* _Available data_
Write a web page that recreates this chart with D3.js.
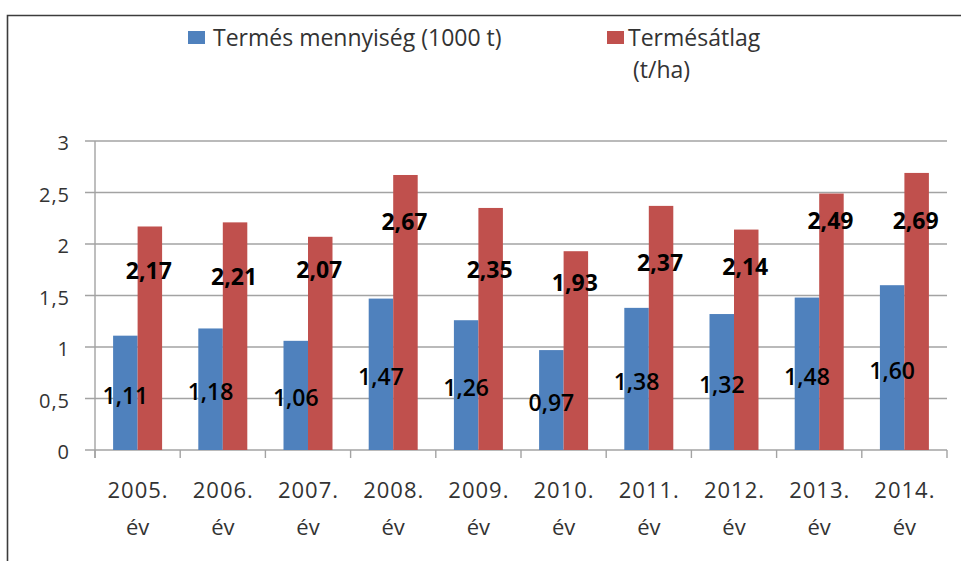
<!DOCTYPE html>
<html><head><meta charset="utf-8">
<script src="https://cdn.jsdelivr.net/npm/d3@7"></script>
<style>body{margin:0;background:#fff;overflow:hidden} svg{display:block}</style>
</head><body>
<script>
// ---- data ----
const years = ["2005.","2006.","2007.","2008.","2009.","2010.","2011.","2012.","2013.","2014."];
const yearSuffix = "év";
const seriesNames = ["Termés mennyiség (1000 t)", "Termésátlag"];
const seriesNameSecondLine = ["", "(t/ha)"];
const yieldAmount = [1.11,1.18,1.06,1.47,1.26,0.97,1.38,1.32,1.48,1.60];
const yieldAverage = [2.17,2.21,2.07,2.67,2.35,1.93,2.37,2.14,2.49,2.69];
const yTicks = [0,0.5,1,1.5,2,2.5,3];
// anchor (in data units) where the Termésátlag value labels were placed
const avgLabelAt = [1.74,1.68,1.75,2.21,1.75,1.62,1.82,1.78,2.22,2.22];

// ---- setup ----
const W = 961, H = 561;
const colors = ["#4F81BD", "#C0504D"];
const loc = d3.formatLocale({decimal: ",", thousands: " ", grouping: [3], currency: ["", ""]});
const fmtLabel = loc.format(".2f");
const fmtTick = loc.format(".1~f");
const FONT = "'Open Sans', 'Noto Sans', sans-serif";

const svg = d3.select("body").append("svg").attr("width", W).attr("height", H);

// outer frame
svg.append("path").attr("d", `M7.5,${H} L7.5,15.5 L${W},15.5`)
  .attr("fill", "none").attr("stroke", "#3c3c3c").attr("stroke-width", 1.6);

const plotLeft = 95, plotRight = 947, plotTop = 141, plotBottom = 450;
const x0 = d3.scaleBand().domain(years).range([plotLeft, plotRight]).padding(0);
const x1 = d3.scaleBand().domain([0, 1]).range([0, x0.bandwidth()]).paddingInner(0).paddingOuter(0.739);
const y = d3.scaleLinear().domain([0, 3]).range([plotBottom, plotTop]);

// gridlines + y ticks
svg.append("g").selectAll("line").data(yTicks).join("line")
  .attr("x1", plotLeft - 10).attr("x2", plotRight)
  .attr("y1", d => y(d)).attr("y2", d => y(d))
  .attr("stroke", "#a3a3a3").attr("stroke-width", 1.4);

// y axis line
svg.append("line").attr("x1", plotLeft).attr("x2", plotLeft)
  .attr("y1", y(3)).attr("y2", plotBottom + 8)
  .attr("stroke", "#a3a3a3").attr("stroke-width", 1.4);

// x ticks at category boundaries
const boundaries = years.map(d => x0(d)).concat([x0(years[years.length-1]) + x0.bandwidth()]);
svg.append("g").selectAll("line").data(boundaries).join("line")
  .attr("x1", d => d).attr("x2", d => d)
  .attr("y1", plotBottom).attr("y2", plotBottom + 8)
  .attr("stroke", "#a3a3a3").attr("stroke-width", 1.4);

// y tick labels
svg.append("g").selectAll("text").data(yTicks).join("text")
  .attr("x", 70).attr("y", d => y(d) + 9)
  .attr("text-anchor", "end")
  .attr("font-family", FONT).attr("font-size", 20).attr("letter-spacing", "1px")
  .attr("fill", "#333")
  .text(d => fmtTick(d));

// x labels
const xl = svg.append("g").selectAll("text").data(years).join("text")
  .attr("text-anchor", "middle")
  .attr("font-family", FONT).attr("font-size", 22).attr("fill", "#333");
xl.append("tspan").attr("x", d => x0(d) + x0.bandwidth()/2 + 0.5).attr("y", 498)
  .attr("letter-spacing", "1px").text(d => d);
xl.append("tspan").attr("x", d => x0(d) + x0.bandwidth()/2).attr("y", 535)
  .text(yearSuffix);

// bars
const seriesData = [yieldAmount, yieldAverage];
seriesData.forEach((vals, si) => {
  svg.append("g").selectAll("rect").data(vals).join("rect")
    .attr("x", (d, i) => x0(years[i]) + x1(si))
    .attr("width", x1.bandwidth())
    .attr("y", d => y(d))
    .attr("height", d => y(0) - y(d))
    .attr("fill", colors[si]);
});

// value labels
svg.append("g").selectAll("text").data(yieldAmount).join("text")
  .attr("x", (d, i) => x0(years[i]) + x1(0) + x1.bandwidth()/2)
  .attr("y", d => (y(d) + y(0)) / 2 + 11)
  .attr("text-anchor", "middle")
  .attr("font-family", FONT).attr("font-size", 23).attr("font-weight", 600).attr("fill", "#000")
  .text(d => fmtLabel(d));
svg.append("g").selectAll("text").data(yieldAverage).join("text")
  .attr("x", (d, i) => x0(years[i]) + x1(1) + x1.bandwidth()/2 - 1)
  .attr("y", (d, i) => y(avgLabelAt[i]) + 8)
  .attr("text-anchor", "middle")
  .attr("font-family", FONT).attr("font-size", 23).attr("font-weight", 700).attr("fill", "#000")
  .text(d => fmtLabel(d));

// legend
const legendX = [188, 607];
const legendTextX = [213, 628];
seriesNames.forEach((name, i) => {
  svg.append("rect").attr("x", legendX[i]).attr("y", 31).attr("width", 17).attr("height", 13)
    .attr("fill", colors[i]);
  const t = svg.append("text").attr("font-family", FONT).attr("font-size", 23).attr("fill", "#333");
  t.append("tspan").attr("x", legendTextX[i]).attr("y", 46).text(name);
  if (seriesNameSecondLine[i]) {
    t.append("tspan").attr("x", legendTextX[i] + 5).attr("y", 78).text(seriesNameSecondLine[i]);
  }
});
</script>
</body></html>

* _Stated goal_
Exactly as written, return every line of the listing, but not the pictures.

* _Response to this task_
Write a web page that recreates this chart with D3.js.
<!DOCTYPE html>
<html><head><meta charset="utf-8">
<script src="https://cdn.jsdelivr.net/npm/d3@7"></script>
<style>body{margin:0;background:#fff;overflow:hidden} svg{display:block}</style>
</head><body>
<script>
// ---- data ----
const years = ["2005.","2006.","2007.","2008.","2009.","2010.","2011.","2012.","2013.","2014."];
const yearSuffix = "év";
const seriesNames = ["Termés mennyiség (1000 t)", "Termésátlag"];
const seriesNameSecondLine = ["", "(t/ha)"];
const yieldAmount = [1.11,1.18,1.06,1.47,1.26,0.97,1.38,1.32,1.48,1.60];
const yieldAverage = [2.17,2.21,2.07,2.67,2.35,1.93,2.37,2.14,2.49,2.69];
const yTicks = [0,0.5,1,1.5,2,2.5,3];
// anchor (in data units) where the Termésátlag value labels were placed
const avgLabelAt = [1.74,1.68,1.75,2.21,1.75,1.62,1.82,1.78,2.22,2.22];

// ---- setup ----
const W = 961, H = 561;
const colors = ["#4F81BD", "#C0504D"];
const loc = d3.formatLocale({decimal: ",", thousands: " ", grouping: [3], currency: ["", ""]});
const fmtLabel = loc.format(".2f");
const fmtTick = loc.format(".1~f");
const FONT = "'Open Sans', 'Noto Sans', sans-serif";

const svg = d3.select("body").append("svg").attr("width", W).attr("height", H);

// outer frame
svg.append("path").attr("d", `M7.5,${H} L7.5,15.5 L${W},15.5`)
  .attr("fill", "none").attr("stroke", "#3c3c3c").attr("stroke-width", 1.6);

const plotLeft = 95, plotRight = 947, plotTop = 141, plotBottom = 450;
const x0 = d3.scaleBand().domain(years).range([plotLeft, plotRight]).padding(0);
const x1 = d3.scaleBand().domain([0, 1]).range([0, x0.bandwidth()]).paddingInner(0).paddingOuter(0.739);
const y = d3.scaleLinear().domain([0, 3]).range([plotBottom, plotTop]);

// gridlines + y ticks
svg.append("g").selectAll("line").data(yTicks).join("line")
  .attr("x1", plotLeft - 10).attr("x2", plotRight)
  .attr("y1", d => y(d)).attr("y2", d => y(d))
  .attr("stroke", "#a3a3a3").attr("stroke-width", 1.4);

// y axis line
svg.append("line").attr("x1", plotLeft).attr("x2", plotLeft)
  .attr("y1", y(3)).attr("y2", plotBottom + 8)
  .attr("stroke", "#a3a3a3").attr("stroke-width", 1.4);

// x ticks at category boundaries
const boundaries = years.map(d => x0(d)).concat([x0(years[years.length-1]) + x0.bandwidth()]);
svg.append("g").selectAll("line").data(boundaries).join("line")
  .attr("x1", d => d).attr("x2", d => d)
  .attr("y1", plotBottom).attr("y2", plotBottom + 8)
  .attr("stroke", "#a3a3a3").attr("stroke-width", 1.4);

// y tick labels
svg.append("g").selectAll("text").data(yTicks).join("text")
  .attr("x", 70).attr("y", d => y(d) + 9)
  .attr("text-anchor", "end")
  .attr("font-family", FONT).attr("font-size", 20).attr("letter-spacing", "1px")
  .attr("fill", "#333")
  .text(d => fmtTick(d));

// x labels
const xl = svg.append("g").selectAll("text").data(years).join("text")
  .attr("text-anchor", "middle")
  .attr("font-family", FONT).attr("font-size", 22).attr("fill", "#333");
xl.append("tspan").attr("x", d => x0(d) + x0.bandwidth()/2 + 0.5).attr("y", 498)
  .attr("letter-spacing", "1px").text(d => d);
xl.append("tspan").attr("x", d => x0(d) + x0.bandwidth()/2).attr("y", 535)
  .text(yearSuffix);

// bars
const seriesData = [yieldAmount, yieldAverage];
seriesData.forEach((vals, si) => {
  svg.append("g").selectAll("rect").data(vals).join("rect")
    .attr("x", (d, i) => x0(years[i]) + x1(si))
    .attr("width", x1.bandwidth())
    .attr("y", d => y(d))
    .attr("height", d => y(0) - y(d))
    .attr("fill", colors[si]);
});

// value labels
svg.append("g").selectAll("text").data(yieldAmount).join("text")
  .attr("x", (d, i) => x0(years[i]) + x1(0) + x1.bandwidth()/2)
  .attr("y", d => (y(d) + y(0)) / 2 + 11)
  .attr("text-anchor", "middle")
  .attr("font-family", FONT).attr("font-size", 23).attr("font-weight", 600).attr("fill", "#000")
  .text(d => fmtLabel(d));
svg.append("g").selectAll("text").data(yieldAverage).join("text")
  .attr("x", (d, i) => x0(years[i]) + x1(1) + x1.bandwidth()/2 - 1)
  .attr("y", (d, i) => y(avgLabelAt[i]) + 8)
  .attr("text-anchor", "middle")
  .attr("font-family", FONT).attr("font-size", 23).attr("font-weight", 700).attr("fill", "#000")
  .text(d => fmtLabel(d));

// legend
const legendX = [188, 607];
const legendTextX = [213, 628];
seriesNames.forEach((name, i) => {
  svg.append("rect").attr("x", legendX[i]).attr("y", 31).attr("width", 17).attr("height", 13)
    .attr("fill", colors[i]);
  const t = svg.append("text").attr("font-family", FONT).attr("font-size", 23).attr("fill", "#333");
  t.append("tspan").attr("x", legendTextX[i]).attr("y", 46).text(name);
  if (seriesNameSecondLine[i]) {
    t.append("tspan").attr("x", legendTextX[i] + 5).attr("y", 78).text(seriesNameSecondLine[i]);
  }
});
</script>
</body></html>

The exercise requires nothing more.